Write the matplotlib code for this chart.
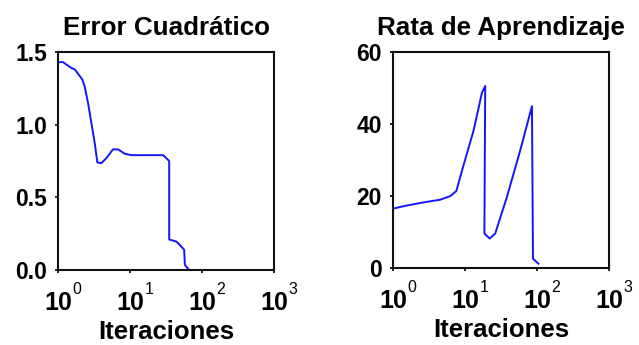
import matplotlib
matplotlib.use("Agg")
import matplotlib.pyplot as plt

plt.rcParams['font.family'] = ['Liberation Sans', 'DejaVu Sans']
plt.rcParams['font.weight'] = 'bold'

# Error cuadrático
err_iter = [1, 1.17, 1.53, 1.71, 2.18, 2.35, 2.61, 2.91, 3.24, 3.52, 4.0, 4.7, 5.8, 6.8,
            8.45, 10.5, 28.9, 35, 35, 44.3, 56.5, 57.8, 66.4]
err_val = [1.43, 1.43, 1.39, 1.38, 1.31, 1.26, 1.15, 1.01, 0.87, 0.74, 0.735, 0.77, 0.83, 0.83,
           0.80, 0.79, 0.79, 0.75, 0.21, 0.195, 0.14, 0.035, 0.0]

# Rata de aprendizaje
lr_iter = [1, 1.41, 2.41, 4.54, 6.25, 7.58, 9.56, 13.2, 17.2, 19.1, 18.6, 22.0, 26.3, 38.3,
           58.7, 85.2, 88, 105]
lr_val = [16.5, 17.2, 18.1, 19.0, 20.0, 21.4, 28.6, 38.3, 48.7, 50.6, 9.6, 8.2, 9.6, 19.8,
          32.8, 45.0, 2.6, 1.2]

titles = ["Error Cuadrático", "Rata de Aprendizaje"]
xlabel = "Iteraciones"
err_yticks = [0.0, 0.5, 1.0, 1.5]
err_yticklabels = ["0.0", "0.5", "1.0", "1.5"]
lr_yticks = [0, 20, 40, 60]
lr_yticklabels = ["0", "20", "40", "60"]
xticks = [1, 10, 100, 1000]
xtick_base = ["10", "10", "10", "10"]
xtick_exp = ["0", "1", "2", "3"]

fig = plt.figure(figsize=(6.39, 3.45), dpi=100)
ax1 = fig.add_axes([0.0908, 0.2174, 0.338, 0.632])
ax2 = fig.add_axes([0.615, 0.223, 0.338, 0.626])

def style(ax, title, yticks, ylabels, ylim):
    ax.set_xscale('log')
    ax.set_xlim(1, 1000)
    ax.set_ylim(*ylim)
    ax.set_xticks(xticks)
    ax.set_xticklabels(xtick_base)
    ax.minorticks_off()
    ax.set_yticks(yticks)
    ax.set_yticklabels(ylabels)
    ax.tick_params(direction='out', length=2, width=1.2, labelsize=16.5)
    ax.tick_params(axis='x', labelsize=18)
    ax.tick_params(axis='y', pad=6)
    ax.tick_params(axis='x', pad=13)
    for lab in ax.get_yticklabels() + ax.get_xticklabels():
        lab.set_fontweight('bold')
    for t, e in zip(xticks, xtick_exp):
        ax.annotate(e, xy=(t, 0), xycoords=('data', 'axes fraction'),
                    xytext=(10.5, -8.5), textcoords='offset points',
                    ha='left', va='top', fontsize=11.5, fontweight='normal',
                    annotation_clip=False)
    for s in ax.spines.values():
        s.set_linewidth(1.5)
        s.set_color('#111111')
    ax.set_title(title, fontsize=18.7, fontweight='bold', pad=12)
    ax.set_xlabel(xlabel, fontsize=18.5, fontweight='bold', labelpad=4)

ax1.plot(err_iter, err_val, color='#1414ff', lw=1.4)
style(ax1, titles[0], err_yticks, err_yticklabels, (0, 1.5))
ax2.plot(lr_iter, lr_val, color='#1414ff', lw=1.4)
style(ax2, titles[1], lr_yticks, lr_yticklabels, (0, 60))

fig.savefig("out.png", dpi=100)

+ + + +

### Problem description
Give again exactly the lines running from the beginning of the material above through the line that contains "plt.rcParams['font.weight'] = 'bold'", and leave out every picture.

### Written response
Write the matplotlib code for this chart.
import matplotlib
matplotlib.use("Agg")
import matplotlib.pyplot as plt

plt.rcParams['font.family'] = ['Liberation Sans', 'DejaVu Sans']
plt.rcParams['font.weight'] = 'bold'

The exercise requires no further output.